# Material
****************

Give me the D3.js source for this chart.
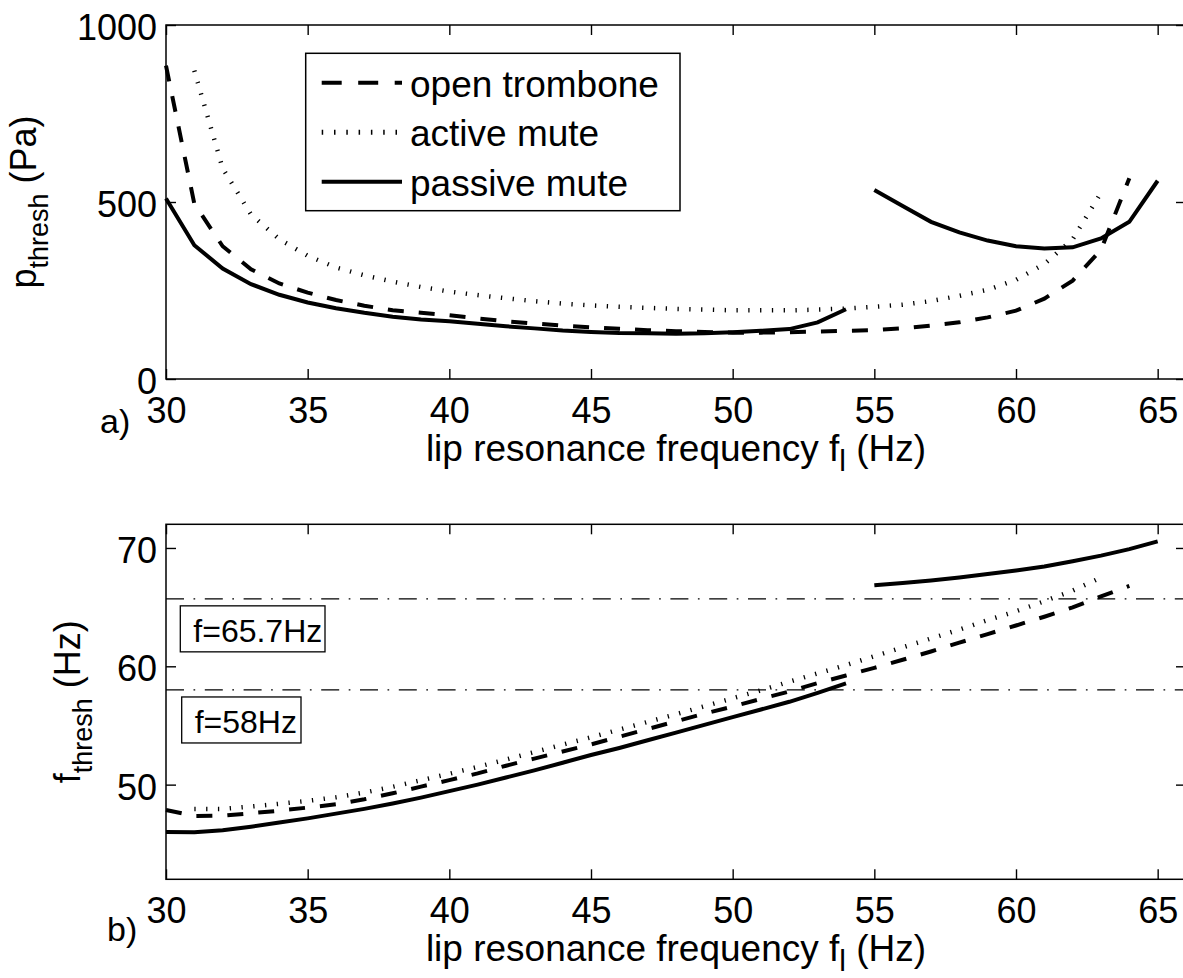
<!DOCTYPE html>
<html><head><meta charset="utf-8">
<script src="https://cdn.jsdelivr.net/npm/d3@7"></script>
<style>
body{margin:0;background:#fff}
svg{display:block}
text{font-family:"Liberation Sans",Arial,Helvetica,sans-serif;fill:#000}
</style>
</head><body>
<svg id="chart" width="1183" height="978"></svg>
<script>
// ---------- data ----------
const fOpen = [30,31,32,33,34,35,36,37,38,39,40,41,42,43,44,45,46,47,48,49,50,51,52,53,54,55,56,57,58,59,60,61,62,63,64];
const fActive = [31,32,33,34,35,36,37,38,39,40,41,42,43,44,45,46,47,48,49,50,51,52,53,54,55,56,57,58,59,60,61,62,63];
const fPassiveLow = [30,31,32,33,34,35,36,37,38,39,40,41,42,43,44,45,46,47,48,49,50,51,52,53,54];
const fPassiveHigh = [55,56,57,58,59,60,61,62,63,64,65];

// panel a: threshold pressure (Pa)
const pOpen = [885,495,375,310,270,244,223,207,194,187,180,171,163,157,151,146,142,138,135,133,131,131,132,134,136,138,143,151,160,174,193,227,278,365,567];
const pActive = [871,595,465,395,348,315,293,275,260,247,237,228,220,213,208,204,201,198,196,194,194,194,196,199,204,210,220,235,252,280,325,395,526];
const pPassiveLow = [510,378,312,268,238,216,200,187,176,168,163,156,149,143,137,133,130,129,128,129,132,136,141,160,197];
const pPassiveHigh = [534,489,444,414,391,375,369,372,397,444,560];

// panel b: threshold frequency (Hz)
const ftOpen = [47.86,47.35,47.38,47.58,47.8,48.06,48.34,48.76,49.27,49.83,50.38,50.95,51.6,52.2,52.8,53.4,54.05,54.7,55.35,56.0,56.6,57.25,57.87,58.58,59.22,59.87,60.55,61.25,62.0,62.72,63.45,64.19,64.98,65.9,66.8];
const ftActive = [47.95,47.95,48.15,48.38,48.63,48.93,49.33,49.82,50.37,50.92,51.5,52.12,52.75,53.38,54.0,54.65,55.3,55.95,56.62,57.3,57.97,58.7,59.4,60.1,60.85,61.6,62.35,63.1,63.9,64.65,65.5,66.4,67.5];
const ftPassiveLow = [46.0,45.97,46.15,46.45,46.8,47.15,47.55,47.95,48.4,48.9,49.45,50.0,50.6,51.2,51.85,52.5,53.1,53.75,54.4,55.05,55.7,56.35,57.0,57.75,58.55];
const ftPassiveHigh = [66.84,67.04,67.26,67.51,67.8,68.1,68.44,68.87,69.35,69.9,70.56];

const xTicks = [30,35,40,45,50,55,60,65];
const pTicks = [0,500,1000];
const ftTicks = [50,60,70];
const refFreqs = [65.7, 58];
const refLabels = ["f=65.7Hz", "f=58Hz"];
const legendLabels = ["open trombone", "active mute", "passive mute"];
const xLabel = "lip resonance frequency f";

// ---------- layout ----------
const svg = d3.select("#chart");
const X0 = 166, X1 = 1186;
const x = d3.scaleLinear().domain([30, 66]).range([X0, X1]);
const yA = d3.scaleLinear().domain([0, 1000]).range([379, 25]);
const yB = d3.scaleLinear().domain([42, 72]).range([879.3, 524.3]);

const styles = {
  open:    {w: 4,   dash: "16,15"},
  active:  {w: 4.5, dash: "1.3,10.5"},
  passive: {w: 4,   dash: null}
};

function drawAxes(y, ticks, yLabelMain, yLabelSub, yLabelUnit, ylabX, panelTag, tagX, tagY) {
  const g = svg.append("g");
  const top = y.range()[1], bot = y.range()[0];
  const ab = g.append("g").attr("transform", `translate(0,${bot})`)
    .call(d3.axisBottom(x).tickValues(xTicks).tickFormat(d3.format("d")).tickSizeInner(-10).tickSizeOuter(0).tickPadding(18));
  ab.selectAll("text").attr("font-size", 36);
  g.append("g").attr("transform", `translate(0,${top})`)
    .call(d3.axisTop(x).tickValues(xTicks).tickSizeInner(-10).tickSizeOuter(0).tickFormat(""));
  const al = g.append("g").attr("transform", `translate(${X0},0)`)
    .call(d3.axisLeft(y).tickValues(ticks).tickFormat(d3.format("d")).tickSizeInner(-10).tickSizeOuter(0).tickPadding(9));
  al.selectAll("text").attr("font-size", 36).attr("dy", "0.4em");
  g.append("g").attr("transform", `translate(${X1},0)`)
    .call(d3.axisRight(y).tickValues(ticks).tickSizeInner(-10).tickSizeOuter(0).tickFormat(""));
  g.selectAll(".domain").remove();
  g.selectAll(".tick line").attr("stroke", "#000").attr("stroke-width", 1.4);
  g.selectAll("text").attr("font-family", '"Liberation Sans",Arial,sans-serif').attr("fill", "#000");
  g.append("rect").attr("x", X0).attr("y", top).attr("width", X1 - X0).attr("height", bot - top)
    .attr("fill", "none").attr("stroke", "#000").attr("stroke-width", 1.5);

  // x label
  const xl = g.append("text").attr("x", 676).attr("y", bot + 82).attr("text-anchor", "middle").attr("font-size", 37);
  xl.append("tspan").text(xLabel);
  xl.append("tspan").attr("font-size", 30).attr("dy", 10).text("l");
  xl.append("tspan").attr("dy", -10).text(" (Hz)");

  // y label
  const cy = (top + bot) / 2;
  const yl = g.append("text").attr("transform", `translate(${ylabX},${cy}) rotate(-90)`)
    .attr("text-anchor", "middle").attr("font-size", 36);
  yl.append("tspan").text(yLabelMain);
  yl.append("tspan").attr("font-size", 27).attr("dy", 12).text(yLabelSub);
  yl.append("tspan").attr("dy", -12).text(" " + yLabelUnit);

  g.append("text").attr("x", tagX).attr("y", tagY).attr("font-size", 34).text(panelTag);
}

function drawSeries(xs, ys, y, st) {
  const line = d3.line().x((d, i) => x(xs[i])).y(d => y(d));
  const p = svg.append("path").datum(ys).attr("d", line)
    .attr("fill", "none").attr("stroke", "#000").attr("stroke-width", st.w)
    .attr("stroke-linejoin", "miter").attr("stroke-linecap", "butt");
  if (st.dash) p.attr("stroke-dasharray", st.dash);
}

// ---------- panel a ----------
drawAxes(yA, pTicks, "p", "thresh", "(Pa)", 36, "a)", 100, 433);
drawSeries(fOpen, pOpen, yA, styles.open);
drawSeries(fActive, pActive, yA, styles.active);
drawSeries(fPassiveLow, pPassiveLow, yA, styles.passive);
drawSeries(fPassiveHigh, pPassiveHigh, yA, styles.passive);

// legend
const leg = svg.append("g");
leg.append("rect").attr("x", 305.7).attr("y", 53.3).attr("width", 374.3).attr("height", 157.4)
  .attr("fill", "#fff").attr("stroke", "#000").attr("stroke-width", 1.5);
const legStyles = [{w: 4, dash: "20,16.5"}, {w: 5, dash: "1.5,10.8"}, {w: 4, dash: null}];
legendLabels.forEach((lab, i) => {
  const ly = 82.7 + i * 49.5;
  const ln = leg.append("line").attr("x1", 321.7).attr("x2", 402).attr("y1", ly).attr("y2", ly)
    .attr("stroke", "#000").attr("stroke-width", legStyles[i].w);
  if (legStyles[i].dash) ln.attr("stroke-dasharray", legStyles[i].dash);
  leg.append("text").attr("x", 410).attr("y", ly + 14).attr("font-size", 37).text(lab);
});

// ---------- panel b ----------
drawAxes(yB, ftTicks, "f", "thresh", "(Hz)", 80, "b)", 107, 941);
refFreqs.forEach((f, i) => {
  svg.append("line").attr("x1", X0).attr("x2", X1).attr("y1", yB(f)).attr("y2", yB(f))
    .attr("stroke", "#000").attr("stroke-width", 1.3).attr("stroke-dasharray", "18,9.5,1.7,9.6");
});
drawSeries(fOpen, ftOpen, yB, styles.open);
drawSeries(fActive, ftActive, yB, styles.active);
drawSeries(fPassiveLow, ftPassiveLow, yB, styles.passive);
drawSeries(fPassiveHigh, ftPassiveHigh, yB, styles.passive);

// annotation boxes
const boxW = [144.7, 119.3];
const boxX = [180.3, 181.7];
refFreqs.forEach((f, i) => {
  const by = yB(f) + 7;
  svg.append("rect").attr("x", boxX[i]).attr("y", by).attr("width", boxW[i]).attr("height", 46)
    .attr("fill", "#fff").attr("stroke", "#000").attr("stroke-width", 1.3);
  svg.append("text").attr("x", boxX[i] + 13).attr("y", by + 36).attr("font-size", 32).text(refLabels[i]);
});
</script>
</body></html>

****************

# Aim
Every line from the start of the listing above through the line with "const fPassiveHigh = [55,56,57,58,59,60,61,62,63,64,65];" should be repeated exactly; skip the pictures and add nothing else.

# Written solution
Give me the D3.js source for this chart.
<!DOCTYPE html>
<html><head><meta charset="utf-8">
<script src="https://cdn.jsdelivr.net/npm/d3@7"></script>
<style>
body{margin:0;background:#fff}
svg{display:block}
text{font-family:"Liberation Sans",Arial,Helvetica,sans-serif;fill:#000}
</style>
</head><body>
<svg id="chart" width="1183" height="978"></svg>
<script>
// ---------- data ----------
const fOpen = [30,31,32,33,34,35,36,37,38,39,40,41,42,43,44,45,46,47,48,49,50,51,52,53,54,55,56,57,58,59,60,61,62,63,64];
const fActive = [31,32,33,34,35,36,37,38,39,40,41,42,43,44,45,46,47,48,49,50,51,52,53,54,55,56,57,58,59,60,61,62,63];
const fPassiveLow = [30,31,32,33,34,35,36,37,38,39,40,41,42,43,44,45,46,47,48,49,50,51,52,53,54];
const fPassiveHigh = [55,56,57,58,59,60,61,62,63,64,65];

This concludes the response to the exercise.